STORED DATA:
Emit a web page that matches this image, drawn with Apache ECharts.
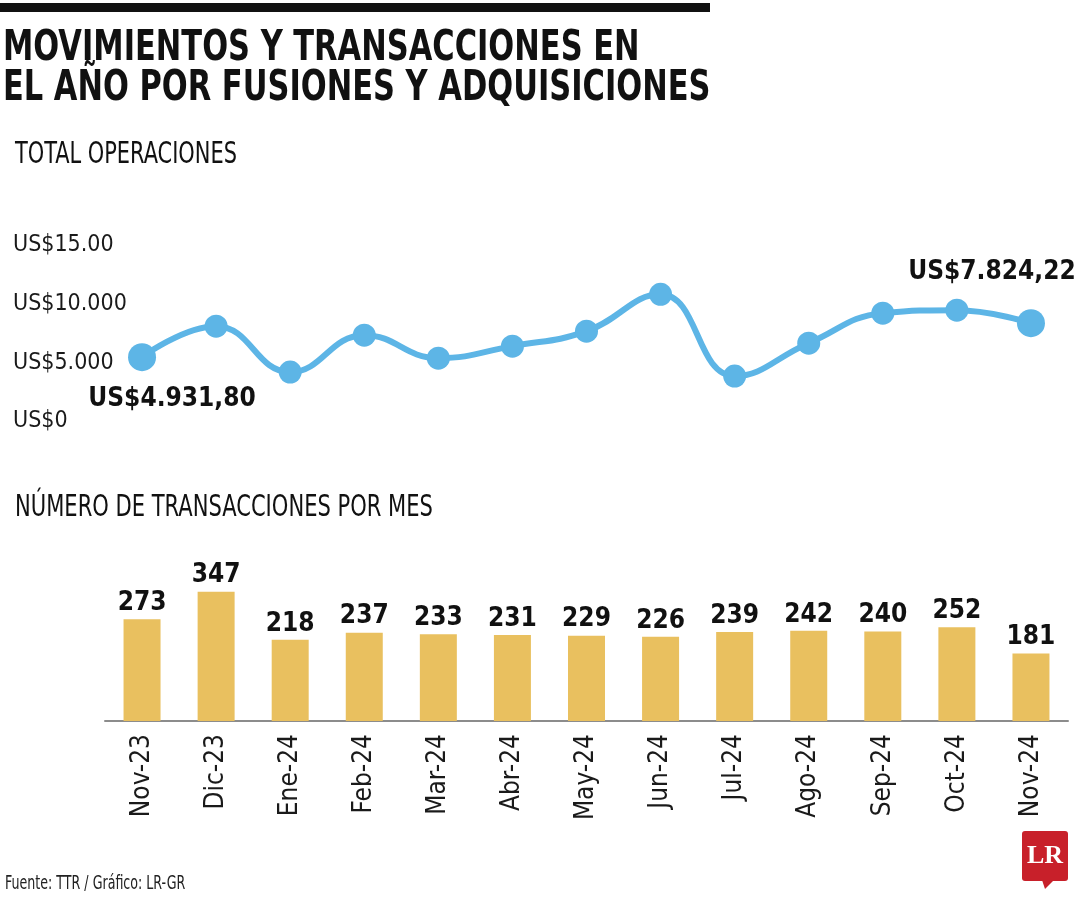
<!DOCTYPE html>
<html>
<head>
<meta charset="utf-8">
<script src="https://cdn.jsdelivr.net/npm/echarts@6/dist/echarts.min.js"></script>
<style>
  html, body { margin: 0; padding: 0; background: #fff; }
  #chart { width: 1080px; height: 900px; }
</style>
</head>
<body>
<div id="chart"></div>
<script>
const titleLines = ['MOVIMIENTOS Y TRANSACCIONES EN', 'EL AÑO POR FUSIONES Y ADQUISICIONES'];
const lineTitle = 'TOTAL OPERACIONES';
const barTitle = 'NÚMERO DE TRANSACCIONES POR MES';
const sourceText = 'Fuente: TTR / Gráfico: LR-GR';
const months = ['Nov-23', 'Dic-23', 'Ene-24', 'Feb-24', 'Mar-24', 'Abr-24', 'May-24', 'Jun-24', 'Jul-24', 'Ago-24', 'Sep-24', 'Oct-24', 'Nov-24'];
const totalValues = [4931.80, 7568, 3656, 6803, 4847, 5867, 7143, 10289, 3316, 6122, 8673, 8929, 7824.22];
const totalLabels = ['US$4.931,80', 'US$7.824,22'];
const transactions = [273, 347, 218, 237, 233, 231, 229, 226, 239, 242, 240, 252, 181];
const yTickLabels = ['US$0', 'US$5.000', 'US$10.000', 'US$15.00'];

const FONT = "'Liberation Sans Narrow', 'Arial Narrow', 'DejaVu Sans Condensed', sans-serif";
const BLUE = '#5DB5E6';
const GOLD = '#E9C05F';

const chart = echarts.init(document.getElementById('chart'));
const last = totalValues.length - 1;

const lineData = totalValues.map((v, i) => {
  const item = { value: v };
  if (i === 0) {
    item.symbolSize = 28;
    item.label = { show: true, formatter: totalLabels[0], position: 'bottom', distance: 15, offset: [30, 0] };
  } else if (i === last) {
    item.symbolSize = 28;
    item.label = { show: true, formatter: totalLabels[1], position: 'top', distance: 24, offset: [-39, 0] };
  }
  return item;
});

const option = {
  backgroundColor: '#fff',
  animation: false,
  textStyle: { fontFamily: FONT },
  grid: [
    { left: 105, right: 12, top: 239, height: 176 },
    { left: 105, right: 12, top: 572, height: 149 }
  ],
  xAxis: [
    { type: 'category', gridIndex: 0, data: months, boundaryGap: true,
      axisLine: { show: false }, axisTick: { show: false }, axisLabel: { show: false }, splitLine: { show: false } },
    { type: 'category', gridIndex: 1, data: months, boundaryGap: true,
      axisLine: { show: true, lineStyle: { color: '#8c8c8c', width: 2 } },
      axisTick: { show: false },
      axisLabel: { rotate: 90, margin: 13, fontSize: 26, color: '#1a1a1a', fontFamily: FONT, interval: 0 } }
  ],
  yAxis: [
    { type: 'value', gridIndex: 0, min: 0, max: 15000, interval: 5000,
      axisLine: { show: false }, axisTick: { show: false }, splitLine: { show: false },
      axisLabel: { align: 'left', margin: 92, color: '#1a1a1a',
        formatter: v => '{t|' + yTickLabels[Math.round(v / 5000)] + '}',
        rich: { t: { fontSize: 23, fontFamily: FONT, color: '#1a1a1a', padding: [13, 0, 0, 0] } } } },
    { type: 'value', gridIndex: 1, min: 0, max: 400,
      axisLine: { show: false }, axisTick: { show: false }, splitLine: { show: false }, axisLabel: { show: false } }
  ],
  series: [
    { type: 'line', xAxisIndex: 0, yAxisIndex: 0, data: lineData, smooth: 0.45,
      symbol: 'circle', symbolSize: 23,
      lineStyle: { color: BLUE, width: 6 }, itemStyle: { color: BLUE },
      label: { show: false, fontSize: 26, fontWeight: 'bold', color: '#111', fontFamily: FONT } },
    { type: 'bar', xAxisIndex: 1, yAxisIndex: 1, data: transactions, barWidth: 37,
      itemStyle: { color: GOLD },
      label: { show: true, position: 'top', distance: 3, fontSize: 26, fontWeight: 'bold', color: '#111', fontFamily: FONT } }
  ],
  graphic: [
    { type: 'rect', left: 0, top: 3, shape: { width: 710, height: 9 }, style: { fill: '#111' } },
    { type: 'text', x: 3, y: 28, scaleX: 0.807, style: { text: titleLines[0], font: "bold 42px " + FONT, fill: '#111' } },
    { type: 'text', x: 3, y: 68, scaleX: 0.807, style: { text: titleLines[1], font: "bold 42px " + FONT, fill: '#111' } },
    { type: 'text', x: 15, y: 139, scaleX: 0.75, style: { text: lineTitle, font: "31px " + FONT, fill: '#111' } },
    { type: 'text', x: 15, y: 492, scaleX: 0.755, style: { text: barTitle, font: "31px " + FONT, fill: '#111' } },
    { type: 'text', x: 5, y: 875, scaleX: 0.74, style: { text: sourceText, font: "19px " + FONT, fill: '#222' } },
    { type: 'rect', x: 1022, y: 831, shape: { width: 46, height: 50, r: 3 }, style: { fill: '#C8202A' } },
    { type: 'polygon', shape: { points: [[1042, 880], [1054, 880], [1045, 889]] }, style: { fill: '#C8202A' } },
    { type: 'text', x: 1045, y: 856, style: { text: 'LR', font: "bold 26px 'Liberation Serif', serif", fill: '#fff', align: 'center', verticalAlign: 'middle' } }
  ]
};
chart.setOption(option);
</script>
</body>
</html>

REQUIREMENTS:
Images in the data above are to be skipped. Retype all other material exactly.

THE ANSWER:
Emit a web page that matches this image, drawn with Apache ECharts.
<!DOCTYPE html>
<html>
<head>
<meta charset="utf-8">
<script src="https://cdn.jsdelivr.net/npm/echarts@6/dist/echarts.min.js"></script>
<style>
  html, body { margin: 0; padding: 0; background: #fff; }
  #chart { width: 1080px; height: 900px; }
</style>
</head>
<body>
<div id="chart"></div>
<script>
const titleLines = ['MOVIMIENTOS Y TRANSACCIONES EN', 'EL AÑO POR FUSIONES Y ADQUISICIONES'];
const lineTitle = 'TOTAL OPERACIONES';
const barTitle = 'NÚMERO DE TRANSACCIONES POR MES';
const sourceText = 'Fuente: TTR / Gráfico: LR-GR';
const months = ['Nov-23', 'Dic-23', 'Ene-24', 'Feb-24', 'Mar-24', 'Abr-24', 'May-24', 'Jun-24', 'Jul-24', 'Ago-24', 'Sep-24', 'Oct-24', 'Nov-24'];
const totalValues = [4931.80, 7568, 3656, 6803, 4847, 5867, 7143, 10289, 3316, 6122, 8673, 8929, 7824.22];
const totalLabels = ['US$4.931,80', 'US$7.824,22'];
const transactions = [273, 347, 218, 237, 233, 231, 229, 226, 239, 242, 240, 252, 181];
const yTickLabels = ['US$0', 'US$5.000', 'US$10.000', 'US$15.00'];

const FONT = "'Liberation Sans Narrow', 'Arial Narrow', 'DejaVu Sans Condensed', sans-serif";
const BLUE = '#5DB5E6';
const GOLD = '#E9C05F';

const chart = echarts.init(document.getElementById('chart'));
const last = totalValues.length - 1;

const lineData = totalValues.map((v, i) => {
  const item = { value: v };
  if (i === 0) {
    item.symbolSize = 28;
    item.label = { show: true, formatter: totalLabels[0], position: 'bottom', distance: 15, offset: [30, 0] };
  } else if (i === last) {
    item.symbolSize = 28;
    item.label = { show: true, formatter: totalLabels[1], position: 'top', distance: 24, offset: [-39, 0] };
  }
  return item;
});

const option = {
  backgroundColor: '#fff',
  animation: false,
  textStyle: { fontFamily: FONT },
  grid: [
    { left: 105, right: 12, top: 239, height: 176 },
    { left: 105, right: 12, top: 572, height: 149 }
  ],
  xAxis: [
    { type: 'category', gridIndex: 0, data: months, boundaryGap: true,
      axisLine: { show: false }, axisTick: { show: false }, axisLabel: { show: false }, splitLine: { show: false } },
    { type: 'category', gridIndex: 1, data: months, boundaryGap: true,
      axisLine: { show: true, lineStyle: { color: '#8c8c8c', width: 2 } },
      axisTick: { show: false },
      axisLabel: { rotate: 90, margin: 13, fontSize: 26, color: '#1a1a1a', fontFamily: FONT, interval: 0 } }
  ],
  yAxis: [
    { type: 'value', gridIndex: 0, min: 0, max: 15000, interval: 5000,
      axisLine: { show: false }, axisTick: { show: false }, splitLine: { show: false },
      axisLabel: { align: 'left', margin: 92, color: '#1a1a1a',
        formatter: v => '{t|' + yTickLabels[Math.round(v / 5000)] + '}',
        rich: { t: { fontSize: 23, fontFamily: FONT, color: '#1a1a1a', padding: [13, 0, 0, 0] } } } },
    { type: 'value', gridIndex: 1, min: 0, max: 400,
      axisLine: { show: false }, axisTick: { show: false }, splitLine: { show: false }, axisLabel: { show: false } }
  ],
  series: [
    { type: 'line', xAxisIndex: 0, yAxisIndex: 0, data: lineData, smooth: 0.45,
      symbol: 'circle', symbolSize: 23,
      lineStyle: { color: BLUE, width: 6 }, itemStyle: { color: BLUE },
      label: { show: false, fontSize: 26, fontWeight: 'bold', color: '#111', fontFamily: FONT } },
    { type: 'bar', xAxisIndex: 1, yAxisIndex: 1, data: transactions, barWidth: 37,
      itemStyle: { color: GOLD },
      label: { show: true, position: 'top', distance: 3, fontSize: 26, fontWeight: 'bold', color: '#111', fontFamily: FONT } }
  ],
  graphic: [
    { type: 'rect', left: 0, top: 3, shape: { width: 710, height: 9 }, style: { fill: '#111' } },
    { type: 'text', x: 3, y: 28, scaleX: 0.807, style: { text: titleLines[0], font: "bold 42px " + FONT, fill: '#111' } },
    { type: 'text', x: 3, y: 68, scaleX: 0.807, style: { text: titleLines[1], font: "bold 42px " + FONT, fill: '#111' } },
    { type: 'text', x: 15, y: 139, scaleX: 0.75, style: { text: lineTitle, font: "31px " + FONT, fill: '#111' } },
    { type: 'text', x: 15, y: 492, scaleX: 0.755, style: { text: barTitle, font: "31px " + FONT, fill: '#111' } },
    { type: 'text', x: 5, y: 875, scaleX: 0.74, style: { text: sourceText, font: "19px " + FONT, fill: '#222' } },
    { type: 'rect', x: 1022, y: 831, shape: { width: 46, height: 50, r: 3 }, style: { fill: '#C8202A' } },
    { type: 'polygon', shape: { points: [[1042, 880], [1054, 880], [1045, 889]] }, style: { fill: '#C8202A' } },
    { type: 'text', x: 1045, y: 856, style: { text: 'LR', font: "bold 26px 'Liberation Serif', serif", fill: '#fff', align: 'center', verticalAlign: 'middle' } }
  ]
};
chart.setOption(option);
</script>
</body>
</html>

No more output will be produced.